Annika Marie Schoene, a research scientist at our Institute, presented her virtual Expeditions in Experiential AI Seminar "Responsible AI for Suicide Prevention" on Wednesday, June 12, 2024.
Abstract
Suicide remains one of the leading causes of death for people aged under 34 worldwide. While the numbers have started to decline in some countries, they continue to rise in the USA. Pre-existing mental health conditions are often cited as the main contributing factor to suicide risk. However, recent research has found that non-clinical factors, such as a person’s social, economic, political and physical circumstances (known as social determinants of health) are also significant contributors and are a driving force behind adverse health outcomes and inequalities. At the same time, recent years have seen a rise in the development of AI tools for detecting suicidal ideation and intent for suicide prevention.
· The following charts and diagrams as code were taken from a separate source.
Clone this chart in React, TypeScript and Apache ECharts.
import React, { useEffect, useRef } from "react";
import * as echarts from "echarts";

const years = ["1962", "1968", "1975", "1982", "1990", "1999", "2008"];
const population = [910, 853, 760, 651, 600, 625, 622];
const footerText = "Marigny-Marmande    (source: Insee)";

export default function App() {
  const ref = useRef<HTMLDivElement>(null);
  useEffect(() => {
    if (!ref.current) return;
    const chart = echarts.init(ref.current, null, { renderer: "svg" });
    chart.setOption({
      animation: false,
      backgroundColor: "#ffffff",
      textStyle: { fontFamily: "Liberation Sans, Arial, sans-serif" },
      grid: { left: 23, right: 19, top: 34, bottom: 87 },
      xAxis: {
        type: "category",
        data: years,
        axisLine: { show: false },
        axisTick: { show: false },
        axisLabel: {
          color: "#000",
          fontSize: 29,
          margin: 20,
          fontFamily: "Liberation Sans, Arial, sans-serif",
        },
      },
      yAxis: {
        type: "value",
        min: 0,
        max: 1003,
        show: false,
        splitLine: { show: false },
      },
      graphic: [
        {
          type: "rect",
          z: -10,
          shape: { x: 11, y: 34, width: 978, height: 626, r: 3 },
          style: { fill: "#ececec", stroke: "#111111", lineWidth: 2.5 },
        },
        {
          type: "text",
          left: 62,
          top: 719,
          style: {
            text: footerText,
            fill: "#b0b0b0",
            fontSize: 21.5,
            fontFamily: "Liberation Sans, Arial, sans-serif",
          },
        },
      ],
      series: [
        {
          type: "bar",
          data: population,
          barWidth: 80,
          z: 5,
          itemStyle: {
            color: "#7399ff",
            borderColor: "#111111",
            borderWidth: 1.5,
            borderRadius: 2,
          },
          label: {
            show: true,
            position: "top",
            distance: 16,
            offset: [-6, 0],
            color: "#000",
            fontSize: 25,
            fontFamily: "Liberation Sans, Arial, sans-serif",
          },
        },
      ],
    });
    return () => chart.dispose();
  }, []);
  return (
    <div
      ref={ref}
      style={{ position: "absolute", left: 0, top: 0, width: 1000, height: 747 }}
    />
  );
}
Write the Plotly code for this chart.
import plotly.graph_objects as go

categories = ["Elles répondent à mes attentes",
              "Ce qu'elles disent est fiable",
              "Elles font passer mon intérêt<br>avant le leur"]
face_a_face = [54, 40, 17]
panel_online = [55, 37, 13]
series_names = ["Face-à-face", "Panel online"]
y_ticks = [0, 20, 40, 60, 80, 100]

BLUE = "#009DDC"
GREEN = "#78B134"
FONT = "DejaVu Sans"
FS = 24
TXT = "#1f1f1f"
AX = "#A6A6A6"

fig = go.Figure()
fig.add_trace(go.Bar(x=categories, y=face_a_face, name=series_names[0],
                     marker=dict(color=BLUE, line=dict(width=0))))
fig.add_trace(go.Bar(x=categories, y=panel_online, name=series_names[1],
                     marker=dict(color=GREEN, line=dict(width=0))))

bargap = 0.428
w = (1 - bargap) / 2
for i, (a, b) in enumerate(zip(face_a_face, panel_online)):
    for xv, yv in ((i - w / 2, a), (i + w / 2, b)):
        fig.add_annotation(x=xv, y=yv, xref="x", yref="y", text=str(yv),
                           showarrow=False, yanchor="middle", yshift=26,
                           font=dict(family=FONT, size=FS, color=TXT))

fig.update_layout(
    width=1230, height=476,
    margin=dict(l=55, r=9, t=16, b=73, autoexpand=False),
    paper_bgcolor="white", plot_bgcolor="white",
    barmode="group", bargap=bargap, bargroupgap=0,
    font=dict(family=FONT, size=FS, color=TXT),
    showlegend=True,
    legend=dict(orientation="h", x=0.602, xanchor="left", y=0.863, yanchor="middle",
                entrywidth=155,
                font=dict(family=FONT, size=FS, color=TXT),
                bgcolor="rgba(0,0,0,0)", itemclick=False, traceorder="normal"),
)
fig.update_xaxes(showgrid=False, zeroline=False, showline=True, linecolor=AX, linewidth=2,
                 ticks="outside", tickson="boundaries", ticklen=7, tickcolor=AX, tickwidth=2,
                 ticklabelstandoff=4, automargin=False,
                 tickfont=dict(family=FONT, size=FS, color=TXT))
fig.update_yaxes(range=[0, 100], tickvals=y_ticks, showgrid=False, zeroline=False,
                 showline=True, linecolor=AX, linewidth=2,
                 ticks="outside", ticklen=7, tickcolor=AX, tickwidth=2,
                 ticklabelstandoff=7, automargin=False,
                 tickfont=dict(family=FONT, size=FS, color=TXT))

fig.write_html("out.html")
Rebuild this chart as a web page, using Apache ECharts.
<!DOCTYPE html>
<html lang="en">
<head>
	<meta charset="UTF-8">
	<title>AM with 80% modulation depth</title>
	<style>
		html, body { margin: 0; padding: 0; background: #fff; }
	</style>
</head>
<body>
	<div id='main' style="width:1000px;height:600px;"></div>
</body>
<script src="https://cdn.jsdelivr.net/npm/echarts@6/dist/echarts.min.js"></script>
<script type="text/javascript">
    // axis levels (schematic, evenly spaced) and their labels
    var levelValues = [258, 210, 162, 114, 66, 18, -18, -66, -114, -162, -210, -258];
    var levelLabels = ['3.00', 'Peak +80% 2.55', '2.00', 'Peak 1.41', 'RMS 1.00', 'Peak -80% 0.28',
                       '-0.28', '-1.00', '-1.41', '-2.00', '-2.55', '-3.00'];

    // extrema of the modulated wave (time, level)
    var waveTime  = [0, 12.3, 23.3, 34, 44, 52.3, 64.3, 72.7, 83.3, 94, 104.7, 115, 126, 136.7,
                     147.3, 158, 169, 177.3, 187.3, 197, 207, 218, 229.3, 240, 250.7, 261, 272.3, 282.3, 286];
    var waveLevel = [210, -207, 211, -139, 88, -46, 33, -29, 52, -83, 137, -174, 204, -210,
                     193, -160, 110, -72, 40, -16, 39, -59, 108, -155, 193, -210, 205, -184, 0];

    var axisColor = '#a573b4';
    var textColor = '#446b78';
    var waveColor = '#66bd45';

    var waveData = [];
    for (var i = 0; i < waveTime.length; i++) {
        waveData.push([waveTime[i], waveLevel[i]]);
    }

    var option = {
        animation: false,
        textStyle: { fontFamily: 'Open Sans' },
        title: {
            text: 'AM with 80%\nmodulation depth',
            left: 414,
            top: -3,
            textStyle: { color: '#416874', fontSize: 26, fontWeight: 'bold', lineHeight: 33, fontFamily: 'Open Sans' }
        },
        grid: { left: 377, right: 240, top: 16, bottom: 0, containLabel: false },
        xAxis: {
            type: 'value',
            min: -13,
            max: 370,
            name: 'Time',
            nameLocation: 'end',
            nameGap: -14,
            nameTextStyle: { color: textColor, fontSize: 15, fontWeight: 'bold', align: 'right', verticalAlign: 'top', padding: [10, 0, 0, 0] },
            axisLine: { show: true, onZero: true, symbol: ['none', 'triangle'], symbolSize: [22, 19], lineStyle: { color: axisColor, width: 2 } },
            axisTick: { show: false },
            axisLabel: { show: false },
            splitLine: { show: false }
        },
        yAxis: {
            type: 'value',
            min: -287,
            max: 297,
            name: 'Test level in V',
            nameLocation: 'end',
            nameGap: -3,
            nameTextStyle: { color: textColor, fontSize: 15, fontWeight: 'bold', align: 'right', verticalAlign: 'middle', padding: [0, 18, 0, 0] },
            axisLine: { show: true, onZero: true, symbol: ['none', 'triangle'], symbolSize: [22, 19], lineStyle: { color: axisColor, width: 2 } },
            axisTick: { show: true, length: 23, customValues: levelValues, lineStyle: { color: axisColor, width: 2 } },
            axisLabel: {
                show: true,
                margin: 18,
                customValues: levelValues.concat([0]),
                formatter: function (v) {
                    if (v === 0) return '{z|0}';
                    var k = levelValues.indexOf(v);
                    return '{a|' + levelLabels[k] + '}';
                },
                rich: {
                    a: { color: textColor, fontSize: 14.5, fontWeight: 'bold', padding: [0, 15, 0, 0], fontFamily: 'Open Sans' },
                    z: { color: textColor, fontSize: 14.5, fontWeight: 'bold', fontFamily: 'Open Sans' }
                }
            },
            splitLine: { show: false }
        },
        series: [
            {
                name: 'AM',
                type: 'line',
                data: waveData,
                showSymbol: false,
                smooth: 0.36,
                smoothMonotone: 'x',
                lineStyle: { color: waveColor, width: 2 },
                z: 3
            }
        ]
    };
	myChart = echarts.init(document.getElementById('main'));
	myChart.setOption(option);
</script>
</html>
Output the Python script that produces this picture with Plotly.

These technologies are wide ranging, from language models used in chatbot applications for therapy or triaging to clinical models that are used to predict suicide risk.
In this talk, Annika gives an overview of how AI has been used in suicide research in the past. More concretely, she highlights current approaches to extracting social determinants of health for suicide using NLP. She also explains how these approaches can be used to better understand non-clinical factors that drive mental health inequalities. Finally, she discusses ethical concerns and considerations that should be taken into account when using AI for suicide prevention.
Flip through Annika's slides here:
Bio
Annika Marie Schoene is a research scientist at the Institute for Experiential AI in the Responsible AI Practice. Annika holds an Honorary Faculty Fellow position at the Institute for Health Equity and Social Justice Research and is a Visiting Scientist at Maine Health. Her current work investigates how social, economic, political and physical factors are driving forces behind health inequalities using AI. More specifically, she focuses on social determinants of mental health using NLP and their impact on onset and progression of mental health conditions, especially suicidal ideation and substance use disorders.
Before joining EAI she was a postdoctoral fellow at the University of Manchester in the National Centre for Text Mining (NaCTeM), where she worked on NLP for mental health and Named Entity Recognition for both textual social media data as well as health science. Annika holds a PhD in Computer Science from the University of Hull (UK) and as a graduate student she has worked on (i) accurate classification of sentiment / emotion in textual social media data and (ii) detecting suicide notes / suicidal ideation in textual data using her deep learning, machine learning and linguistic knowledge.